Formula for offsetting some additional percentage like an added fee Say I want to pay someone $100.00 but the service I use keeps 3% of the payment I make. Meaning they would only receive $97.00 since they would keep $3. If I increase my payment to $103 they would keep $3.09 meaning they would only receive $99.91. Is there a formula to calculate the exact extra amount I'd need to pay in order to offset the percentage fee?
(I know this is tagged incorrectly but I can't create tags yet and I didn't see any that fit.)
 A: You want to pay x to someone, but services take r%, you have to pay them y.
Since $\large x = y \cdot (1 - \frac r {100})$
Then $\large y = \frac x {1 - \frac r {100}}$
A: If $x$ is the quantity you pay, then they keep $0.97x$. Since you want $0.97x$ to equal $100$, you have
\begin{align*}
0.97 x &= 100\\
x & = & \frac{100}{0.97}\\
x & \approx & 103.0928
\end{align*}
so you would want to give them something between $$103.09$ and $$103.10$ (as it happens, 97% of 103.09 is 99.9973, which would be rounded up to 100 by most, and 97% of 103.10 is 100.007, which would be rounded up to 100.01 by most).

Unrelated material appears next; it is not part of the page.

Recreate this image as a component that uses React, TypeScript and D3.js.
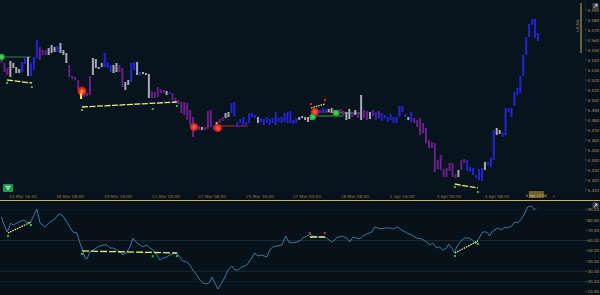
import React from "react";
import * as d3 from "d3";

// ---- main price bars (high, low, colour class) ----
const barHigh = [4543,4537,4532,4539,4537,4533,4531,4538,4543,4543,4537,4543,4560,4553,4550,4550,4552,4555,4553,4554,4557,4550,4547,4535,4524,4523,4520,4510,4507,4507,4524,4542,4541,4533,4537,4547,4538,4535,4535,4537,4535,4532,4518,4520,4537,4538,4538,4528,4528,4527,4526,4509,4508,4513,4511,4510,4509,4508,4507,4502,4500,4498,4498,4497,4490,4483,4474,4474,4473,4473,4489,4490,4475,4478,4481,4483,4487,4488,4497,4498,4478,4481,4483,4478,4487,4487,4485,4483,4482,4481,4483,4481,4482,4488,4482,4483,4487,4488,4489,4480,4482,4483,4484,4483,4483,4485,4487,4488,4490,4492,4491,4491,4492,4490,4490,4491,4489,4488,4491,4488,4490,4488,4505,4490,4489,4488,4490,4488,4489,4487,4485,4483,4486,4483,4483,4494,4494,4486,4483,4488,4482,4480,4482,4477,4472,4460,4458,4457,4440,4445,4431,4432,4437,4437,4426,4430,4440,4441,4440,4433,4432,4425,4431,4432,4438,4438,4442,4470,4472,4470,4468,4492,4492,4492,4508,4512,4524,4545,4563,4576,4581,4581,4567];
const barLow = [4537,4528,4525,4523,4532,4527,4527,4528,4536,4524,4524,4530,4542,4540,4545,4545,4545,4547,4548,4548,4547,4545,4537,4523,4521,4520,4510,4501,4503,4504,4505,4525,4532,4531,4533,4533,4532,4528,4527,4528,4528,4513,4510,4515,4518,4530,4525,4525,4526,4525,4502,4502,4502,4503,4507,4507,4505,4506,4500,4498,4496,4487,4485,4480,4475,4463,4470,4470,4470,4470,4471,4473,4470,4475,4477,4479,4482,4483,4487,4483,4473,4477,4474,4475,4477,4483,4482,4477,4478,4475,4477,4475,4477,4475,4478,4477,4478,4477,4477,4476,4477,4480,4482,4480,4478,4480,4482,4483,4487,4487,4488,4488,4487,4487,4486,4487,4485,4480,4481,4483,4485,4482,4480,4482,4480,4481,4484,4480,4482,4479,4482,4478,4480,4477,4477,4483,4488,4483,4480,4478,4477,4473,4465,4467,4457,4452,4452,4428,4431,4430,4423,4423,4429,4423,4422,4423,4430,4437,4429,4428,4425,4422,4420,4419,4430,4435,4433,4440,4465,4466,4463,4465,4488,4483,4494,4505,4507,4524,4545,4563,4575,4562,4559];
const barColor = "pppggggbbgbbbpppgggbgggpppp" + "ypppggggbbbggppggbbgbggg" + "pppppgbppppppppppgppppgpp" + "ggbbbbbbbbbgbbbbbbbbbbbbbgggggbbbbbgggg" + "ppggpgpgppgpbpbbbbbbbbbgbpppppppppppppppgpp" + "bbbbbbgbbbggbbbbbbbbbbbbbbbb";

// ---- signals ----
const sigRedIdx = [27.3, 65.3, 73.4, 106.3];
const sigRedPrice = [4509, 4473, 4472, 4488];
const sigRedBright = [1, 0.5, 0.4, 0.3];
const sigGreenIdx = [0, 105.6, 113.5];
const sigGreenPrice = [4543, 4483, 4487];

// horizontal signal levels
const levelStart = [0, 73.4, 105.6, 107.4, 113.5];
const levelEnd = [10, 83.6, 116, 116, 121.6];
const levelPrice = [4543, 4474, 4484, 4488, 4487];
const levelColor = ["#3d8f45", "#d02828", "#3fae3f", "#c92a2a", "#3fae3f"];

// divergence lines (price panel)
const divStart = [1.9, 27.3, 105, 153.8];
const divEnd = [10.3, 59.5, 109.7, 161.6];
const divPriceA = [4520, 4493, 4492, 4416];
const divPriceB = [4517, 4498, 4496, 4412];
const divMarkRed = [false, false, true, false];

// divergence lines (oscillator panel)
const oDivStart = [2.2, 27.3, 104.6, 153.8];
const oDivEnd = [10, 59.5, 109.7, 161.6];
const oDivA = [67.3, 49.8, 63.4, 47.8];
const oDivB = [78, 47.8, 63.4, 59.5];

// oscillator line
const oscIdx = [0,0.5,1.9,3.2,3.9,7.3,8.6,9.7,10.7,12,13.1,14.7,16.4,18.1,19.5,20.8,22.2,23.2,24.2,25.6,26.6,27.6,28.3,29,30,31,32.7,34.4,35.8,36.8,37.8,39.2,40.2,41.2,42.5,43.6,44.6,45.9,47,48,49.3,50.3,51.4,52.7,53.7,54.7,56.1,57.1,58.1,59.5,60.5,61.5,62.9,63.9,64.9,66.3,67.3,68.3,69.7,70.7,71.4,72.4,73.4,74.7,75.8,76.8,78.1,79.2,80.2,81.5,83.2,84.9,85.9,87,88.3,90,91,92,93.4,95.1,96.4,97.5,98.8,100.2,101.2,102.2,103.6,104.6,105.6,107.3,109,110.3,112,113.7,115.4,117.1,118.1,119.2,120.5,121.5,122.5,123.9,125.6,126.6,127.6,129,130,131.7,132.7,134.4,135.8,137.5,139.2,140.8,142.5,144.2,145.3,146.3,147.6,148.6,149.7,151,151.7,153,153.7,154.4,155.8,157.1,158.5,159.8,160.8,162.2,163.2,164.6,165.6,166.6,168.3,169.7,170.7,171.7,173.1,174.1,175.1,176.4,177.5,178.5,179.8,180.8,181.5];
const oscVal = [82.9,78,68.3,77.1,75.1,80,78,77.1,82.9,90.7,77.1,73.2,78,81,85.9,83.9,78,73.2,68.3,67.3,57.6,50.7,42.9,42,48.8,50.7,53.7,55.6,55.6,52.7,52.7,50.7,48.8,45.9,48.8,53.7,62.4,57.6,55.6,53.7,55.6,52.7,50.7,45.9,41,42.9,43.9,45.9,46.8,47.8,43.9,40,39,36.1,31.2,26.3,21.5,18.5,17.6,19.5,24.4,18.5,12.7,18.5,24.4,31.2,35.1,31.2,31.2,34.1,36.1,42.9,47.8,44.9,45.9,43.9,50.7,53.7,54.6,55.6,64.4,58.5,57.6,58.5,59.5,62.4,64.4,66.3,64.4,63.4,63.4,62.4,58.5,62.4,64.4,62.4,58.5,63.4,62.4,61.5,64.4,66.3,68.3,73.2,72.2,71.2,72.2,72.2,71.2,73.2,70.2,67.3,65.4,62.4,61.5,58.5,55.6,57.6,52.7,53.7,50.7,52.7,56.6,51.7,47.8,53.7,59.5,62.4,62.4,60.5,56.6,63.4,68.3,68.3,64.4,69.3,72.2,70.2,73.2,72.2,74.1,78,77.1,81,86.8,92.7,93.7,89.8,91.7];

// ---- axes ----
const priceTicks = [4590,4580,4570,4560,4550,4540,4530,4520,4510,4500,4490,4480,4470,4460,4450,4440,4430,4420,4410];
const oscTicks = [90,80,70,60,50,40,30,20,10];
const oscGrid = [90, 60, 30, 20];
const oscGridStrong = [false, true, true, false];
const dateIdx = [7.3, 23.2, 39.5, 55.8, 71.4, 87.7, 103.6, 119.9, 135.9, 151.8, 168.1];
const dateLabels = ["14 Mar 16:00","18 Mar 08:00","19 Mar 16:00","21 Mar 00:00","22 Mar 08:00","25 Mar 16:00","27 Mar 00:00","28 Mar 08:00","1 Apr 16:00","3 Apr 00:00","4 Apr 08:00"];
const lastDateIdx = 181.6;
const lastDateLabel = "5 Apr 12:00";

const COLORS: Record<string, string> = { b: "#2424d6", p: "#6c1f8c", g: "#a9a9b4", y: "#ffe45a" };

export default function App() {
  const W = 600, H = 295;
  const n = barHigh.length;
  const x = d3.scaleLinear().domain([0, n - 1]).range([1.5, 538]);
  const py = d3.scaleLinear().domain([4400, 4600]).range([200, 0]);
  const oy = d3.scaleLinear().domain([0, 100]).range([302, 199.5]);
  const oscLine = d3.line<number>().x((_, i) => x(oscIdx[i])).y((v) => oy(v));
  const fmtP = (v: number) => (v / 1000).toFixed(3);
  const fmtO = (v: number) => v.toFixed(2);
  const font = "'DejaVu Sans', sans-serif";

  const bars = barHigh.map((h, i) => ({ i, h, l: barLow[i], c: barColor[i] || "b" }));

  return (
    <div>
      <style>{`body{margin:0;background:#06111a;}`}</style>
      <svg width={W} height={H} style={{ display: "block", background: "#06111a" }}>
        <defs>
          <radialGradient id="rg1" cx="50%" cy="55%" r="50%">
            <stop offset="0%" stopColor="#ffe040" />
            <stop offset="40%" stopColor="#ff4a18" />
            <stop offset="100%" stopColor="#c41414" />
          </radialGradient>
          <radialGradient id="rg2" cx="50%" cy="50%" r="50%">
            <stop offset="0%" stopColor="#ff6a4a" />
            <stop offset="100%" stopColor="#c81616" />
          </radialGradient>
          <radialGradient id="gg" cx="50%" cy="50%" r="50%">
            <stop offset="0%" stopColor="#56e060" />
            <stop offset="100%" stopColor="#1c9a2c" />
          </radialGradient>
        </defs>
        {/* plot area */}
        <rect x={0} y={0} width={585} height={193} fill="#07141e" />
        <line x1={585.5} x2={585.5} y1={0} y2={193} stroke="#0f1f2a" />

        {/* levels */}
        {levelStart.map((s, k) => (
          <line key={"lv" + k} x1={x(s)} x2={x(levelEnd[k])} y1={py(levelPrice[k])} y2={py(levelPrice[k])} stroke={levelColor[k]} strokeWidth={1} opacity={0.9} />
        ))}

        {/* bars */}
        {bars.map((b) => (
          <rect key={"b" + b.i} x={x(b.i) - 1} y={py(b.h)} width={2} height={Math.max(1, py(b.l) - py(b.h))} fill={COLORS[b.c]} />
        ))}

        {/* divergences on price */}
        {divStart.map((s, k) => (
          <g key={"dv" + k}>
            <line x1={x(s)} x2={x(divEnd[k])} y1={py(divPriceA[k])} y2={py(divPriceB[k])} stroke="#e6f27a" strokeWidth={1.3} strokeDasharray={k === 2 ? "1.5,1" : "6,1.5"} />
            <rect x={x(s) - 1} y={py(divPriceA[k]) + (divMarkRed[k] ? -5 : 2)} width={2} height={2} fill={divMarkRed[k] ? "#e02a2a" : "#2fbf3f"} />
            <rect x={x(divEnd[k]) - 1} y={py(divPriceB[k]) + (divMarkRed[k] ? -5 : 3)} width={2} height={2} fill={divMarkRed[k] ? "#e02a2a" : "#2fbf3f"} />
          </g>
        ))}
        <rect x={x(51.3) - 1} y={py(4495) + 3} width={2} height={2} fill="#2fbf3f" />

        {/* signals */}
        {sigRedIdx.map((s, k) => (
          <circle key={"sr" + k} cx={x(s)} cy={py(sigRedPrice[k])} r={k === 0 ? 4.5 : 4} fill={sigRedBright[k] > 0.8 ? "url(#rg1)" : "url(#rg2)"} />
        ))}
        {sigGreenIdx.map((s, k) => (
          <circle key={"sg" + k} cx={x(s)} cy={py(sigGreenPrice[k])} r={3.3} fill="url(#gg)" />
        ))}
        {bars.filter((b) => b.c === "y").map((b) => (
          <rect key={"yb" + b.i} x={x(b.i) - 0.8} y={py(b.h) + 3} width={1.6} height={Math.max(1, py(b.l) - py(b.h) - 3)} fill={COLORS.y} />
        ))}

        {/* right price axis */}
        {priceTicks.map((t) => (
          <g key={"pt" + t}>
            <line x1={585.5} x2={587} y1={py(t)} y2={py(t)} stroke="#8f8455" strokeWidth={0.6} />
            <text x={587.5} y={py(t) + 1.5} fontSize={4.1} fill="#a99a5e" fontFamily={font}>{fmtP(t)}</text>
          </g>
        ))}
        <line x1={581} x2={581} y1={3} y2={53} stroke="#c8ad52" strokeWidth={1} />
        <text x={0} y={0} fontSize={4} fill="#c8ad52" fontFamily={font} transform="translate(579,33) rotate(-90)">+3.5%</text>
        <rect x={592.5} y={3} width={6} height={6} fill="#3a4650" />
        <path d="M594 7.5 L597 4.5 M595 4.5 H597 V6.5" stroke="#e8e8e8" strokeWidth={0.8} fill="none" />

        {/* date labels */}
        {dateIdx.map((d, k) => (
          <text key={"dl" + k} x={x(d)} y={197.5} fontSize={4.2} fill="#8e7f4e" textAnchor="middle" fontFamily={font}>{dateLabels[k]}</text>
        ))}
        <rect x={x(lastDateIdx) - 8} y={191} width={15} height={7} fill="#6e5e2c" />
        <text x={x(lastDateIdx) - 0.5} y={196.5} fontSize={3.6} fill="#e0c878" textAnchor="middle" fontFamily={font}>{lastDateLabel}</text>
        <text x={552} y={197.5} fontSize={4.5} fill="#8e7f4e" fontFamily={font}>+</text>

        {/* button */}
        <rect x={3} y={184} width={10} height={8} rx={1} fill="#1a9b52" />
        <path d="M5.5 186.5 H10.5 M6.5 188 H9.5 M8 188 V190" stroke="#ffffff" strokeWidth={0.9} />

        {/* separator */}
        <line x1={0} x2={600} y1={200.5} y2={200.5} stroke="#c8b063" strokeWidth={1.2} />

        {/* oscillator grid */}
        {oscGrid.map((g, k) => (
          <line key={"og" + k} x1={0} x2={585} y1={oy(g)} y2={oy(g)} stroke={oscGridStrong[k] ? "#1b2933" : "#0f1c26"} strokeWidth={1} />
        ))}
        <path d={oscLine(oscVal) || ""} fill="none" stroke="#3a7aa3" strokeWidth={1} />

        {/* divergences on oscillator */}
        {oDivStart.map((s, k) => (
          <g key={"od" + k}>
            <line x1={x(s)} x2={x(oDivEnd[k])} y1={oy(oDivA[k])} y2={oy(oDivB[k])} stroke="#e6f27a" strokeWidth={1.3} strokeDasharray={k === 0 || k === 3 ? "1.5,1" : "7,2"} />
            <rect x={x(s) - 1} y={oy(oDivA[k]) + (k === 2 ? -5 : 2)} width={2} height={2} fill={k === 2 ? "#e02a2a" : "#2fbf3f"} />
            <rect x={x(oDivEnd[k]) - 1} y={oy(oDivB[k]) + (k === 2 ? -5 : 2)} width={2} height={2} fill={k === 2 ? "#e02a2a" : "#2fbf3f"} />
          </g>
        ))}
        <rect x={x(51.3) - 1} y={oy(48.5) + 3} width={2} height={2} fill="#2fbf3f" />

        {/* oscillator axis */}
        {oscTicks.map((t) => (
          <g key={"ot" + t}>
            <line x1={585.5} x2={587} y1={oy(t)} y2={oy(t)} stroke="#8f8455" strokeWidth={0.6} />
            <text x={587.5} y={oy(t) + 1.5} fontSize={4.1} fill="#a99a5e" fontFamily={font}>{fmtO(t)}</text>
          </g>
        ))}
        <rect x={592.5} y={202.5} width={6} height={6} fill="#3a4650" />
        <path d="M594 207 L597 204 M595 204 H597 V206" stroke="#e8e8e8" strokeWidth={0.8} fill="none" />
      </svg>
    </div>
  );
}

In general, if you want them to get $T$ and they only get $r$% of what you give them, then the formula is that you want to give them $x$, where
$$x = \frac{100T}{r}.$$
A: If you are going to get 97% of x, and you want to get $100, then:
100 = .97x 
(divide each side by .97)
100/.97 = x
A: In general suppose $FV$ is the future value of an asset and $PV$ is the present value of an asset. Then $FV = \frac{PV}{(1-d)^n}$ where $d = i/(i+1)$ (where $i$ is the annual effective interest rate) is the discount rate. In this example, $d = 0.03$, $n=1$ and $FV = 100$.